No Pará, maior produtor da fruta, o açaí é matéria-prima da cozinha e ingerido como acompanhamento de peixe frito ou camarão, sendo que os locais o derramam como um molho ou mergulham o peixe no açaí.
Os paraenses também comem açaí como um lanche mais natural, com só um pouco de açúcar para adoçar e sem cobertura, exceto farinha de tapioca ou de mandioca. Para eles, acrescentar frutas, granola ou qualquer outro item significa desvirtuar o verdadeiro gosto do açaí.
Eu descobri isso em um boteco chamado Tacacá do Norte no bairro do Flamengo, no Rio. É um dos poucos lugares no Rio onde você pode comprar açaí no estilo paraense, considerado o melhor da cidade entre os entendidos.

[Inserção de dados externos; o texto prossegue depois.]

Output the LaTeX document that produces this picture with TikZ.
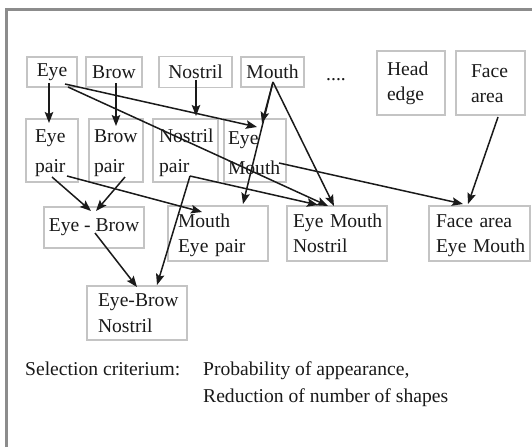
\documentclass[tikz,border=0pt]{standalone}
\usepackage{fontspec}
\setmainfont{Liberation Serif}
\usetikzlibrary{arrows.meta,calc}
\definecolor{framegray}{HTML}{8C8C8C}
\definecolor{boxgray}{HTML}{C4C4C4}
\definecolor{ink}{HTML}{1A1A1A}
\newcommand{\topstrut}[1]{\rule{0pt}{#1pt}}
\begin{document}
\begin{tikzpicture}[x=1pt,y=-1pt,
  box/.style={draw=boxgray, line width=1.1pt, inner ysep=0pt, text=ink,
    font=\fontsize{19.6}{25}\selectfont},
  rowtwo/.style={font=\fontsize{19.6}{30}\selectfont},
  txt/.style={inner sep=0pt, text=ink, font=\fontsize{19.6}{25}\selectfont},
  arr/.style={draw=ink, line width=1.5pt, -{Stealth[length=11pt,width=8.5pt,inset=2pt]}}]
\useasboundingbox (0,0) rectangle (532,447);
\fill[white] (0,0) rectangle (532,447);
% frame (only top and left visible)
\draw[framegray, line width=3pt] (6.5,447) -- (6.5,9.5) -- (532,9.5);

% row 1
\node[box, minimum width=50pt, minimum height=30pt, align=center] (eye) at (52,72) {Eye};
\node[box, minimum width=56pt, minimum height=30pt, align=center] (brow) at (114,72) {Brow};
\node[box, minimum width=73pt, minimum height=31pt, align=center] (nostril) at (195.5,72) {Nostril};
\node[box, minimum width=63pt, minimum height=30pt, align=center] (mouth) at (272.5,72) {Mouth};
\node[txt, anchor=base west] (dots) at (326,80) {....};
\node[box, minimum height=64pt, text width=48pt, inner xsep=10pt, align=left] (head) at (411,83) {Head\\edge};
\node[box, minimum height=64pt, text width=39pt, inner xsep=15pt, align=left] (face) at (490.5,83) {\topstrut{15}Face\\area};

% row 2
\node[box, rowtwo, minimum height=63pt, text width=34pt, inner xsep=9pt, align=left] (eyepair) at (52,150.5) {\topstrut{19}Eye\\pair};
\node[box, rowtwo, minimum height=63pt, text width=44pt, inner xsep=5pt, align=left] (browpair) at (116,150.5) {\topstrut{19}Brow\\pair};
\node[box, rowtwo, minimum height=63pt, text width=53pt, inner xsep=6pt, align=left] (nostrilpair) at (185.5,150.5) {\topstrut{19}Nostril\\pair};
\node[box, rowtwo, minimum height=63pt, text width=54pt, inner xsep=4pt, align=left] (eyemouth) at (255,150.5) {\topstrut{19}Eye\\Mouth};

% row 3
\node[box, minimum width=100pt, minimum height=41pt, align=center] (eyebrow) at (94,227.5) {Eye - Brow};
\node[box, minimum height=55pt, text width=80pt, inner xsep=10pt, align=left] (moutheyepair) at (218,233.5) {\topstrut{17}Mouth\\Eye~pair};
\node[box, minimum height=55pt, text width=88pt, inner xsep=6pt, align=left] (emn) at (337,233.5) {Eye~Mouth\\Nostril};
\node[box, minimum height=55pt, text width=87pt, inner xsep=7pt, align=left] (fem) at (479.5,233.5) {\topstrut{16.5}Face~area\\Eye~Mouth};

% row 4
\node[box, minimum height=54pt, text width=78pt, inner xsep=11pt, align=left] (ebnostril) at (137,313) {\mbox{Eye-Brow}\\[1pt]Nostril};

% texts
\node[txt, anchor=base west] (sel) at (25,375) {Selection criterium:};
\node[txt, anchor=base west] (crit1) at (203,375) {Probability of appearance,};
\node[txt, anchor=base west] (crit2) at (203,402) {Reduction of number of shapes};

% connectors
\draw[arr] ($(eye)+(-3,11)$) -- ($(eyepair)+(-3,-27.5)$);
\draw[arr] ($(brow)+(2,11)$) -- ($(browpair)+(0,-24.5)$);
\draw[arr] ($(nostril)+(0.5,8)$) -- ($(nostrilpair)+(10.5,-34.5)$);
\draw[arr] ($(eye)+(13,12)$) -- ($(eyemouth)+(2,-23.5)$);
\draw[arr] ($(eye)+(16,15)$) -- ($(emn)+(-9,-27.5)$);
\draw[arr] ($(mouth)+(0.5,10)$) -- ($(eyemouth)+(7,-27.5)$);
\draw[arr] ($(mouth)+(0.5,10)$) -- ($(moutheyepair)+(25,-29.5)$);
\draw[arr] ($(mouth)+(0.5,10)$) -- ($(emn)+(-3,-27.5)$);
\draw[arr] ($(eyemouth)+(24,12.5)$) -- ($(fem)+(-16.5,-29.5)$);
\draw[arr] ($(face)+(7.5,34)$) -- ($(fem)+(-11.5,-29.5)$);
\draw[arr] ($(eyepair)+(0,26.5)$) -- ($(eyebrow)+(-3,-16.5)$);
\draw[arr] ($(browpair)+(9,26.5)$) -- ($(eyebrow)+(2,-16.5)$);
\draw[arr] ($(eyepair)+(15,25.5)$) -- ($(moutheyepair)+(-16,-21.5)$);
\draw[arr] ($(nostrilpair)+(4.5,25.5)$) -- ($(emn)+(-19,-28.5)$);
\draw[arr] ($(nostrilpair)+(4.5,25.5)$) -- ($(ebnostril)+(20,-28)$);
\draw[arr] ($(eyebrow)+(1,5.5)$) -- ($(ebnostril)+(0,-26)$);
\end{tikzpicture}
\end{document}
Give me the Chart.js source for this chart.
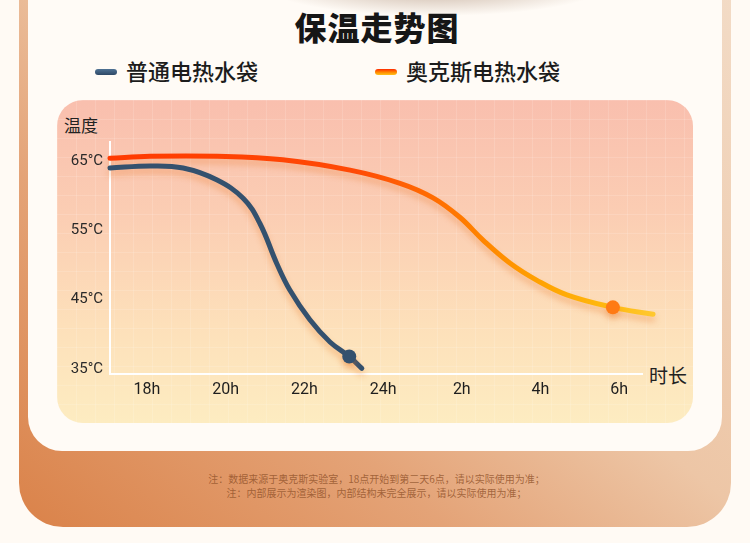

Nos anos 1990, surfistas bronzeados e ratos de academia no Rio ouviram falar pela primeira vez dos benefícios do açaí para a saúde, e então adicionaram xarope de guaraná - feito com as sementes de outra planta amazônica com altos níveis de cafeína - para ajudar a preservar o sabor do suco do açaí e sua polpa após o congelamento. Isso o tornou um lanche energizante, e foi assim que começou a febre do açaí.
Mas minha amiga Beatriz Daibes, uma paraense que se mudou de Belém para o Rio no ano passado para estudar, afirma que não entrou na moda. "Eu prefiro o tradicional, sem xarope de guaraná, acho que a textura é melhor, mais cremosa", diz ela. "Eu acho que o estilo do Rio é mais um mousse, um sorvete de açaí do que o próprio açaí. E no Norte não usamos xarope, mas açúcar".
E quanto à combinação com peixe frito e camarão?, perguntei. "É uma delícia!", disse ela. "Há restaurantes que servem açaí como sobremesa e também para comer como acompanhamento de peixe e camarão. E é muito bom, uma mistura de doce e salgado". 
Tanto no Rio, com sua versão de sorvete cheia de guaraná, ou com o estilo "menos é mais" tradicional do Pará, os brasileiros têm muita opção quando se trata de açaí. Para o resto do mundo, só é possível comprar a polpa congelada ou em pó, já que o açaí estraga muito fácil. No Brasil, é possível degustá-la na beira da praia com música e boas energias, o que torna o gosto ainda melhor.